Published on by KANYARWANDA

Rwanda arrests two high-ranking military officers

 

President Paul Kagame, Rwanda
President Kagame exercises tight control of the military

Two high-ranking officers have been suspended from Rwanda's military and put under arrest, a military spokesperson told the BBC.


Maj-Gen Charles Muhire has been accused of corruption and misuse of office, Lt-Gen Karenzi Karake of immoral conduct.

This comes just days after a reshuffle in Rwanda's military leadership and ahead of elections due in August.

It follows reports in a local newspaper that the men had misunderstandings with President Paul Kagame.

However, the government has dismissed these reports as rumours.

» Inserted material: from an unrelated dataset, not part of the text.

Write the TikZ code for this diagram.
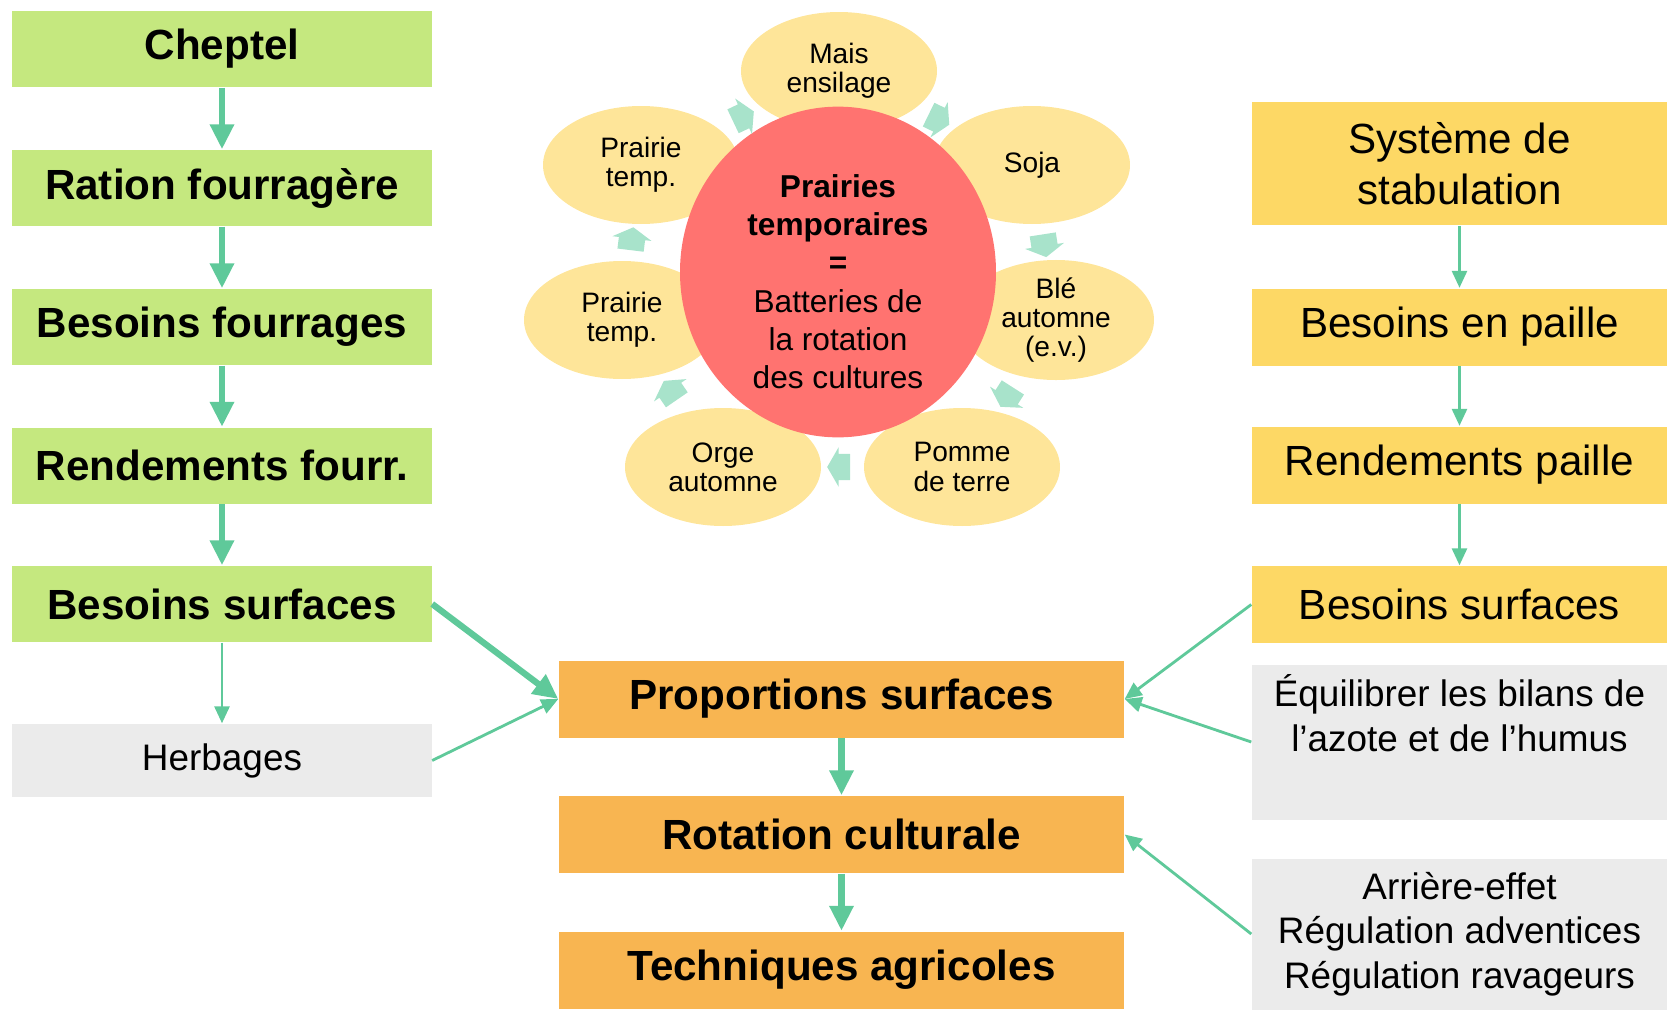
\documentclass[tikz,border=0pt]{standalone}
\usepackage{fontspec}
\setmainfont{Liberation Sans}
\definecolor{rtgreen}{HTML}{C5E87F}
\definecolor{rtorange}{HTML}{F8B551}
\definecolor{rtyellow}{HTML}{FDD865}
\definecolor{rtgrey}{HTML}{EBEBEB}
\definecolor{rtpetal}{HTML}{FEE599}
\definecolor{rtred}{HTML}{FF7370}
\definecolor{rtarrow}{HTML}{5FC99A}
\definecolor{rtmint}{HTML}{A8E3CB}
\usepackage{tikz}
\usetikzlibrary{arrows.meta,shapes.geometric,shapes.arrows}

\begin{document}
\begin{tikzpicture}[
  lbox/.style={fill=rtgreen,minimum width=4.19cm,minimum height=0.76cm,inner sep=0pt,font=\fontsize{12}{14.5}\selectfont\bfseries},
  cbox/.style={fill=rtorange,minimum width=5.65cm,minimum height=0.77cm,inner sep=0pt,font=\fontsize{12}{14.5}\selectfont\bfseries},
  rbox/.style={fill=rtyellow,minimum width=4.15cm,minimum height=0.77cm,inner sep=0pt,align=center,font=\fontsize{12}{14.5}\selectfont},
  note/.style={fill=rtgrey,minimum width=4.15cm,inner sep=0pt,align=center,font=\fontsize{10.5}{12.7}\selectfont},
  petal/.style={ellipse,fill=rtpetal,minimum width=1.96cm,minimum height=1.18cm,inner sep=0pt,align=center,font=\fontsize{8}{8.3}\selectfont},
  hub/.style={ellipse,fill=rtred,minimum width=3.16cm,minimum height=3.06cm,inner sep=0pt,align=center,font=\fontsize{9}{10.9}\selectfont},
  flow/.style={single arrow,fill=rtmint,inner xsep=0pt,inner ysep=0.125cm,minimum height=0.23cm,minimum width=0pt,
    single arrow head extend=0.065cm,single arrow tip angle=120,sloped,allow upside down},
  ar/.style={-{Triangle[length=2.5mm,width=2.3mm]},rtarrow,line width=1.8pt},
  tn/.style={-{Triangle[length=1.7mm,width=1.5mm]},rtarrow,line width=0.8pt}]
\useasboundingbox (0,0) rectangle (16.67,10.09);
\node[lbox] (cheptel) at (2.22,9.60) {Cheptel};
\node[lbox] (ration) at (2.22,8.21) {Ration fourragère};
\node[lbox] (besfour) at (2.22,6.82) {Besoins fourrages};
\node[lbox] (rendfour) at (2.22,5.435) {Rendements fourr.};
\node[lbox] (bessurfL) at (2.22,4.05) {Besoins surfaces};
\node[note,minimum width=4.19cm,minimum height=0.73cm] (herbages) at (2.22,2.485) {Herbages};
\node[cbox] (prop) at (8.415,3.10) {Proportions surfaces};
\node[cbox] (rotation) at (8.415,1.745) {Rotation culturale};
\node[cbox] (techniques) at (8.415,0.39) {Techniques agricoles};
\node[rbox,minimum height=1.23cm] (systeme) at (14.595,8.455) {Système de\\stabulation};
\node[rbox] (paille) at (14.595,6.82) {Besoins en paille};
\node[rbox] (rendpaille) at (14.595,5.44) {Rendements paille};
\node[rbox] (bessurfR) at (14.595,4.045) {Besoins surfaces};
\node[note,minimum height=1.55cm] (equil) at (14.595,2.67) {Équilibrer les bilans de\\l’azote et de l’humus\\\strut};
\node[note,minimum height=1.51cm] (arriere) at (14.595,0.75) {Arrière-effet\\Régulation adventices\\Régulation ravageurs};
\node[petal] (mais) at (8.39,9.38) {Mais\\ensilage};
\node[petal] (soja) at (10.32,8.44) {Soja};
\node[petal] (ble) at (10.56,6.89) {Blé\\automne\\(e.v.)};
\node[petal] (pomme) at (9.62,5.42) {Pomme\\de terre};
\node[petal] (orge) at (7.23,5.42) {Orge\\automne};
\node[petal] (prairieB) at (6.22,6.89) {Prairie\\temp.};
\node[petal] (prairieA) at (6.41,8.44) {Prairie\\temp.};
\node[hub] (hub) at (8.38,7.37) {\rule{0pt}{0.42cm}\textbf{Prairies}\\\textbf{temporaires}\\\textbf{=}\\Batteries de\\la rotation\\des cultures};
\path (prairieA) -- node[flow] {} (mais);
\path (mais) -- node[flow] {} (soja);
\path (soja) -- node[flow] {} (ble);
\path (ble) -- node[flow] {} (pomme);
\path (pomme) -- node[flow] {} (orge);
\path (orge) -- node[flow] {} (prairieB);
\path (prairieB) -- node[flow] {} (prairieA);
\draw[ar] (cheptel) -- (ration);
\draw[ar] (ration) -- (besfour);
\draw[ar] (besfour) -- (rendfour);
\draw[ar] (rendfour) -- (bessurfL);
\draw[tn] (bessurfL) -- (herbages);
\draw[ar] (bessurfL.east) -- (prop.west);
\draw[tn] (herbages.east) -- (prop.west);
\draw[ar] (prop) -- (rotation);
\draw[ar] (rotation) -- (techniques);
\draw[tn] (systeme) -- (paille);
\draw[tn] (paille) -- (rendpaille);
\draw[tn] (rendpaille) -- (bessurfR);
\draw[tn] (bessurfR.west) -- (prop.east);
\draw[tn] (equil.west) -- (prop.east);
\draw[tn] (arriere.west) -- (rotation.east);
\end{tikzpicture}
\end{document}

A few days later, the Kinyarwandan (one of Rwanda's official languages) independent newspaper was suspended for publishing false information and inciting resentment in the army, says the BBC's Geoffrey Mutagoma in Kigali.

Investigations into the two generals' alleged crimes are still underway and it is still not clear whether their cases will end in trials, Rwandan army spokesperson Maj Jill Rutaremara told the BBC.

 

Military divisions

Our correspondent says the two generals are popular and important figures in the Rwandan military.

Gen Karake is a former director of intelligence and deputy head of the African Union-United Nations peacekeeping force in Darfur, Sudan.

Gen Muhire is a former air force chief.

Both men held top positions in the military campaign conducted by the Rwandan Patriotic Front (RPF) to end the 1994 genocide.

BBC Great Lakes analyst Kasim Kayira says the arrests will be seen by ordinary Rwandans as further evidence of divisions in the military.

A few months ago, President Kagame increased the salaries of his Presidential Brigade - the soldiers responsible for guarding the president - but not those of other military personnel.

Rwanda's next presidential polls are due in August 2010 and Mr Kagame is expected to seek re-election.

Our correspondent says the president still exercises effective control over the military and the army are unlikely to destabilise the forthcoming elections.